• [Data provided]
------------
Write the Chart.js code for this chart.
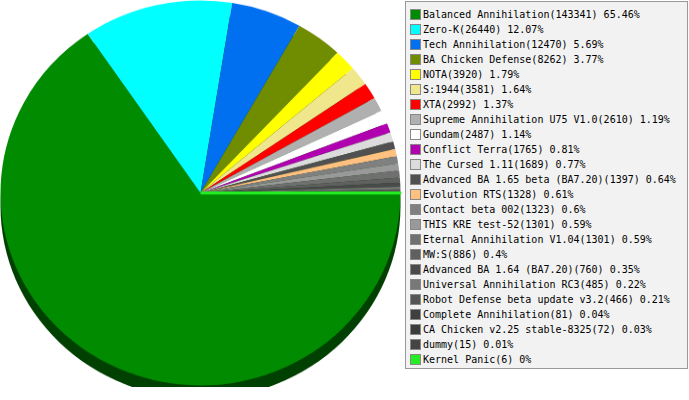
<!DOCTYPE html>
<html>
<head>
<meta charset="utf-8">
<script src="https://cdn.jsdelivr.net/npm/chart.js@4/dist/chart.umd.min.js"></script>
<style>
  body { margin: 0; background: #fff; width: 689px; height: 400px; overflow: hidden; position: relative; }
  #pieWrap { position: absolute; left: -1.5px; top: -1.5px; width: 403px; height: 403px;
             transform: scaleY(0.9625); transform-origin: 0 0; }
  #legend { position: absolute; left: 405px; top: 1px; width: 281px; height: 361px;
            padding-top: 5px; background: #f2f2f2; border: 1px solid #999;
            font: 10px "DejaVu Sans Mono", monospace; color: #000; }
  .row { height: 15px; line-height: 15px; position: relative; padding-left: 17px; white-space: nowrap; }
  .sw { position: absolute; left: 4px; top: 2px; width: 9px; height: 9px; border: 1px solid #888; }
</style>
</head>
<body>
<div id="pieWrap"><canvas id="pie" width="403" height="403"></canvas></div>
<div id="legend"></div>
<script>
const names = [
  "Balanced Annihilation", "Zero-K", "Tech Annihilation", "BA Chicken Defense",
  "NOTA", "S:1944", "XTA", "Supreme Annihilation U75 V1.0", "Gundam",
  "Conflict Terra", "The Cursed 1.11", "Advanced BA 1.65 beta (BA7.20)",
  "Evolution RTS", "Contact beta 002", "THIS KRE test-52",
  "Eternal Annihilation V1.04", "MW:S", "Advanced BA 1.64 (BA7.20)",
  "Universal Annihilation RC3", "Robot Defense beta update v3.2",
  "Complete Annihilation", "CA Chicken v2.25 stable-8325", "dummy", "Kernel Panic"
];
const counts = [143341, 26440, 12470, 8262, 3920, 3581, 2992, 2610, 2487, 1765,
  1689, 1397, 1328, 1323, 1301, 1301, 886, 760, 485, 466, 81, 72, 15, 6];
const colors = [
  "#008b00", "#00ffff", "#0070f0", "#708c00", "#ffff00", "#f0e68c", "#ff0000",
  "#b0b0b0", "#ffffff", "#b000b0", "#dcdcdc", "#505050", "#ffc080", "#808080",
  "#999999", "#707070", "#606060", "#4a4a4a", "#787878", "#555555", "#404040",
  "#3c3c3c", "#444444", "#22ee22"
];

const total = counts.reduce((a, b) => a + b, 0);
const pct = counts.map(v => Math.round(v / total * 10000) / 100);

// legend box
const legend = document.getElementById("legend");
names.forEach((n, i) => {
  const row = document.createElement("div");
  row.className = "row";
  const sw = document.createElement("span");
  sw.className = "sw";
  sw.style.background = colors[i];
  row.appendChild(sw);
  row.appendChild(document.createTextNode(n + "(" + counts[i] + ") " + pct[i] + "%"));
  legend.appendChild(row);
});

// dark rim under the pie (3d look)
const rim = {
  id: "rim",
  beforeDatasetsDraw: chart => {
    const arc = chart.getDatasetMeta(0).data[0];
    const ctx = chart.ctx;
    ctx.save();
    ctx.beginPath();
    ctx.arc(arc.x, arc.y + 13.5, arc.outerRadius, 0, Math.PI * 2);
    ctx.fillStyle = "#004000";
    ctx.fill();
    ctx.restore();
  }
};

new Chart(document.getElementById("pie"), {
  type: "pie",
  plugins: [rim],
  data: {
    labels: names,
    datasets: [{
      data: counts,
      backgroundColor: colors,
      borderColor: colors,
      // only the near-zero last slice gets a stroke so it shows as a line
      borderWidth: counts.map((v, i) => i === counts.length - 1 ? 3 : 0),
      hoverBorderWidth: 0,
      hoverOffset: 0
    }]
  },
  options: {
    responsive: false,
    animation: false,
    rotation: 90,
    layout: { padding: 0 },
    events: [],
    plugins: {
      legend: { display: false },
      tooltip: { enabled: false }
    }
  }
});
</script>
</body>
</html>
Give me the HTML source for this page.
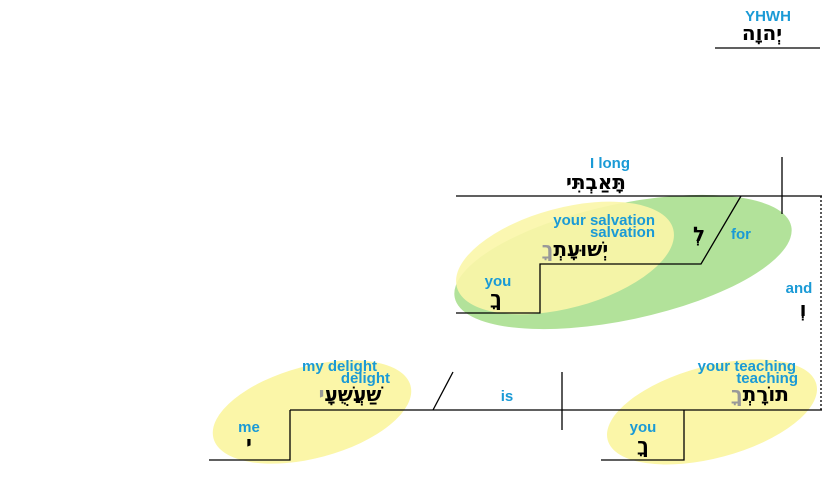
<!DOCTYPE html>
<html><head><meta charset="utf-8"><style>
body{margin:0;background:#fff}
svg{display:block}
.b{font-family:"Liberation Sans",sans-serif;font-weight:bold;font-size:15px;fill:#1a9ad6}
.h{font-family:"DejaVu Sans","Liberation Serif",sans-serif;font-weight:bold;font-size:20px;fill:#000}
.g{fill:#999}
</style></head><body>
<svg width="825" height="481" viewBox="0 0 825 481">
<ellipse cx="623" cy="262" rx="172" ry="58" transform="rotate(-12 623 262)" fill="#b2e29a"/>
<ellipse cx="565" cy="258" rx="112" ry="50" transform="rotate(-15 565 258)" fill="#fbf6a8" opacity="0.9"/>
<ellipse cx="312" cy="412" rx="102" ry="46" transform="rotate(-15 312 412)" fill="#fbf6a8"/>
<ellipse cx="712" cy="412" rx="108" ry="46" transform="rotate(-15 712 412)" fill="#fbf6a8"/>
<g stroke="#000" stroke-width="1.3" fill="none">
<line x1="715" y1="48" x2="820" y2="48"/>
<line x1="456" y1="196" x2="822" y2="196"/>
<line x1="782" y1="157" x2="782" y2="214"/>
<line x1="821" y1="196" x2="821" y2="410" stroke-dasharray="2,2"/>
<polyline points="741,196 701,264 540,264 540,313 456,313"/>
<line x1="290" y1="410" x2="822" y2="410"/>
<line x1="433" y1="410" x2="453" y2="372"/>
<line x1="562" y1="372" x2="562" y2="430"/>
<polyline points="290,410 290,460 209,460"/>
<polyline points="684,410 684,460 601,460"/>
</g>
<text class="b" x="768" y="21" text-anchor="middle">YHWH</text>
<text class="h" x="762" y="40" text-anchor="middle">יְהוָה</text>
<text class="b" x="610" y="168" text-anchor="middle">I long</text>
<text class="h" x="596" y="189" text-anchor="middle">תָּאַבְתִּי</text>
<text class="b" x="655" y="225" text-anchor="end">your salvation</text>
<text class="b" x="655" y="237" text-anchor="end">salvation</text>
<text class="h" x="575" y="256" text-anchor="middle" direction="rtl">יְשׁוּעָתְ<tspan class="g">ךָ</tspan></text>
<text class="b" x="498" y="286" text-anchor="middle">you</text>
<text class="h" x="496" y="305" text-anchor="middle">ךָ</text>
<text class="h" x="699" y="241" text-anchor="middle">לְ</text>
<text class="b" x="741" y="239" text-anchor="middle">for</text>
<text class="b" x="799" y="293" text-anchor="middle">and</text>
<text class="h" x="803" y="316" text-anchor="middle">וְ</text>
<text class="b" x="507" y="401" text-anchor="middle">is</text>
<text class="b" x="377" y="371" text-anchor="end">my delight</text>
<text class="b" x="390" y="383" text-anchor="end">delight</text>
<text class="h" x="350" y="401" text-anchor="middle" direction="rtl">שַׁעֲשֻׁעָ<tspan class="g">י</tspan></text>
<text class="b" x="249" y="432" text-anchor="middle">me</text>
<text class="h" x="249" y="450" text-anchor="middle">י</text>
<text class="b" x="796" y="371" text-anchor="end">your teaching</text>
<text class="b" x="798" y="383" text-anchor="end">teaching</text>
<text class="h" x="760" y="401" text-anchor="middle" direction="rtl">תוֹרָתְ<tspan class="g">ךָ</tspan></text>
<text class="b" x="643" y="432" text-anchor="middle">you</text>
<text class="h" x="643" y="452" text-anchor="middle">ךָ</text>
</svg>
</body></html>
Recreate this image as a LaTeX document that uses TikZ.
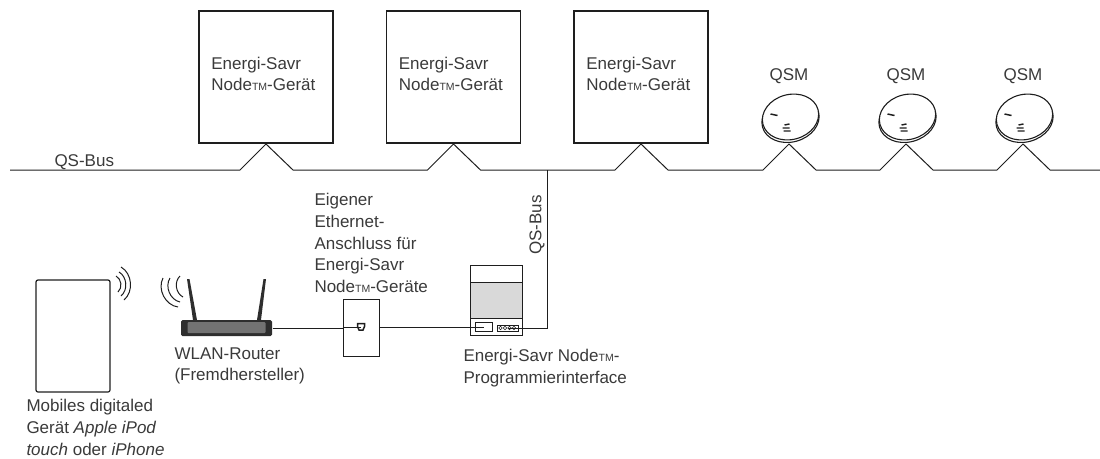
------------
• [Aim of the task] Exclude all images and restate the records above word for word.

• [Answer to the exercise]
Write the Chart.js code for this chart.
<!DOCTYPE html>
<html>
<head>
<meta charset="utf-8">
<script src="https://cdn.jsdelivr.net/npm/chart.js@4/dist/chart.umd.min.js"></script>
<style>
  body { margin: 0; background: #fff; width: 689px; height: 400px; overflow: hidden; position: relative; }
  #pieWrap { position: absolute; left: -1.5px; top: -1.5px; width: 403px; height: 403px;
             transform: scaleY(0.9625); transform-origin: 0 0; }
  #legend { position: absolute; left: 405px; top: 1px; width: 281px; height: 361px;
            padding-top: 5px; background: #f2f2f2; border: 1px solid #999;
            font: 10px "DejaVu Sans Mono", monospace; color: #000; }
  .row { height: 15px; line-height: 15px; position: relative; padding-left: 17px; white-space: nowrap; }
  .sw { position: absolute; left: 4px; top: 2px; width: 9px; height: 9px; border: 1px solid #888; }
</style>
</head>
<body>
<div id="pieWrap"><canvas id="pie" width="403" height="403"></canvas></div>
<div id="legend"></div>
<script>
const names = [
  "Balanced Annihilation", "Zero-K", "Tech Annihilation", "BA Chicken Defense",
  "NOTA", "S:1944", "XTA", "Supreme Annihilation U75 V1.0", "Gundam",
  "Conflict Terra", "The Cursed 1.11", "Advanced BA 1.65 beta (BA7.20)",
  "Evolution RTS", "Contact beta 002", "THIS KRE test-52",
  "Eternal Annihilation V1.04", "MW:S", "Advanced BA 1.64 (BA7.20)",
  "Universal Annihilation RC3", "Robot Defense beta update v3.2",
  "Complete Annihilation", "CA Chicken v2.25 stable-8325", "dummy", "Kernel Panic"
];
const counts = [143341, 26440, 12470, 8262, 3920, 3581, 2992, 2610, 2487, 1765,
  1689, 1397, 1328, 1323, 1301, 1301, 886, 760, 485, 466, 81, 72, 15, 6];
const colors = [
  "#008b00", "#00ffff", "#0070f0", "#708c00", "#ffff00", "#f0e68c", "#ff0000",
  "#b0b0b0", "#ffffff", "#b000b0", "#dcdcdc", "#505050", "#ffc080", "#808080",
  "#999999", "#707070", "#606060", "#4a4a4a", "#787878", "#555555", "#404040",
  "#3c3c3c", "#444444", "#22ee22"
];

const total = counts.reduce((a, b) => a + b, 0);
const pct = counts.map(v => Math.round(v / total * 10000) / 100);

// legend box
const legend = document.getElementById("legend");
names.forEach((n, i) => {
  const row = document.createElement("div");
  row.className = "row";
  const sw = document.createElement("span");
  sw.className = "sw";
  sw.style.background = colors[i];
  row.appendChild(sw);
  row.appendChild(document.createTextNode(n + "(" + counts[i] + ") " + pct[i] + "%"));
  legend.appendChild(row);
});

// dark rim under the pie (3d look)
const rim = {
  id: "rim",
  beforeDatasetsDraw: chart => {
    const arc = chart.getDatasetMeta(0).data[0];
    const ctx = chart.ctx;
    ctx.save();
    ctx.beginPath();
    ctx.arc(arc.x, arc.y + 13.5, arc.outerRadius, 0, Math.PI * 2);
    ctx.fillStyle = "#004000";
    ctx.fill();
    ctx.restore();
  }
};

new Chart(document.getElementById("pie"), {
  type: "pie",
  plugins: [rim],
  data: {
    labels: names,
    datasets: [{
      data: counts,
      backgroundColor: colors,
      borderColor: colors,
      // only the near-zero last slice gets a stroke so it shows as a line
      borderWidth: counts.map((v, i) => i === counts.length - 1 ? 3 : 0),
      hoverBorderWidth: 0,
      hoverOffset: 0
    }]
  },
  options: {
    responsive: false,
    animation: false,
    rotation: 90,
    layout: { padding: 0 },
    events: [],
    plugins: {
      legend: { display: false },
      tooltip: { enabled: false }
    }
  }
});
</script>
</body>
</html>
Give me the HTML source for this page.
<!DOCTYPE html>
<html><head><meta charset="utf-8"><style>
body{margin:0;background:#fff}
svg{display:block}
.b{font-family:"Liberation Sans",sans-serif;font-weight:bold;font-size:15px;fill:#1a9ad6}
.h{font-family:"DejaVu Sans","Liberation Serif",sans-serif;font-weight:bold;font-size:20px;fill:#000}
.g{fill:#999}
</style></head><body>
<svg width="825" height="481" viewBox="0 0 825 481">
<ellipse cx="623" cy="262" rx="172" ry="58" transform="rotate(-12 623 262)" fill="#b2e29a"/>
<ellipse cx="565" cy="258" rx="112" ry="50" transform="rotate(-15 565 258)" fill="#fbf6a8" opacity="0.9"/>
<ellipse cx="312" cy="412" rx="102" ry="46" transform="rotate(-15 312 412)" fill="#fbf6a8"/>
<ellipse cx="712" cy="412" rx="108" ry="46" transform="rotate(-15 712 412)" fill="#fbf6a8"/>
<g stroke="#000" stroke-width="1.3" fill="none">
<line x1="715" y1="48" x2="820" y2="48"/>
<line x1="456" y1="196" x2="822" y2="196"/>
<line x1="782" y1="157" x2="782" y2="214"/>
<line x1="821" y1="196" x2="821" y2="410" stroke-dasharray="2,2"/>
<polyline points="741,196 701,264 540,264 540,313 456,313"/>
<line x1="290" y1="410" x2="822" y2="410"/>
<line x1="433" y1="410" x2="453" y2="372"/>
<line x1="562" y1="372" x2="562" y2="430"/>
<polyline points="290,410 290,460 209,460"/>
<polyline points="684,410 684,460 601,460"/>
</g>
<text class="b" x="768" y="21" text-anchor="middle">YHWH</text>
<text class="h" x="762" y="40" text-anchor="middle">יְהוָה</text>
<text class="b" x="610" y="168" text-anchor="middle">I long</text>
<text class="h" x="596" y="189" text-anchor="middle">תָּאַבְתִּי</text>
<text class="b" x="655" y="225" text-anchor="end">your salvation</text>
<text class="b" x="655" y="237" text-anchor="end">salvation</text>
<text class="h" x="575" y="256" text-anchor="middle" direction="rtl">יְשׁוּעָתְ<tspan class="g">ךָ</tspan></text>
<text class="b" x="498" y="286" text-anchor="middle">you</text>
<text class="h" x="496" y="305" text-anchor="middle">ךָ</text>
<text class="h" x="699" y="241" text-anchor="middle">לְ</text>
<text class="b" x="741" y="239" text-anchor="middle">for</text>
<text class="b" x="799" y="293" text-anchor="middle">and</text>
<text class="h" x="803" y="316" text-anchor="middle">וְ</text>
<text class="b" x="507" y="401" text-anchor="middle">is</text>
<text class="b" x="377" y="371" text-anchor="end">my delight</text>
<text class="b" x="390" y="383" text-anchor="end">delight</text>
<text class="h" x="350" y="401" text-anchor="middle" direction="rtl">שַׁעֲשֻׁעָ<tspan class="g">י</tspan></text>
<text class="b" x="249" y="432" text-anchor="middle">me</text>
<text class="h" x="249" y="450" text-anchor="middle">י</text>
<text class="b" x="796" y="371" text-anchor="end">your teaching</text>
<text class="b" x="798" y="383" text-anchor="end">teaching</text>
<text class="h" x="760" y="401" text-anchor="middle" direction="rtl">תוֹרָתְ<tspan class="g">ךָ</tspan></text>
<text class="b" x="643" y="432" text-anchor="middle">you</text>
<text class="h" x="643" y="452" text-anchor="middle">ךָ</text>
</svg>
</body></html>
Recreate this image as a LaTeX document that uses TikZ.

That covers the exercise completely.